I think the author strikes just the right balance between ‘superhuman awesomeness’ and ‘realistic characters’. We even had some sympathy with the Thousand Sons, who have become what they are (mostly) through no real fault of their own. Again, a complexity of character that is just missing in Warden. A good villain can make or break a story, in my opinion far more than a good hero, and giving your bad guys some depth is a great way to build likable characters.
The only criticism I can give without spoilers is that I’d have liked to see more from the spireguard.

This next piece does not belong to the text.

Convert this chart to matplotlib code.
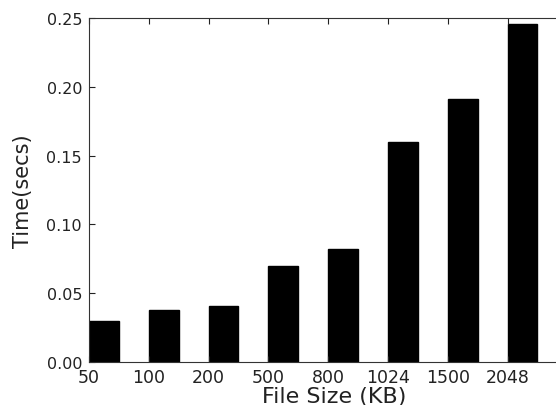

I liked that we had some POVs among the Wolves’ support troops (the kaerls), and a real equivalent in the spireguard would have been interesting.
Overall this was a very good read – astartes with flaws, gritty action and some great fun. Would recommend.
My final analysis of these two books is simple: I enjoyed Fang more than Warden and perhaps the best commendation I can make is that I think even a non-40k fan would enjoy Fang too. They might both be books about futuristic supersoldiers but the Grey Knights are very different to the Space Wolves – and remember this wise truth: A Wolf’s got personality. Personality goes a long way!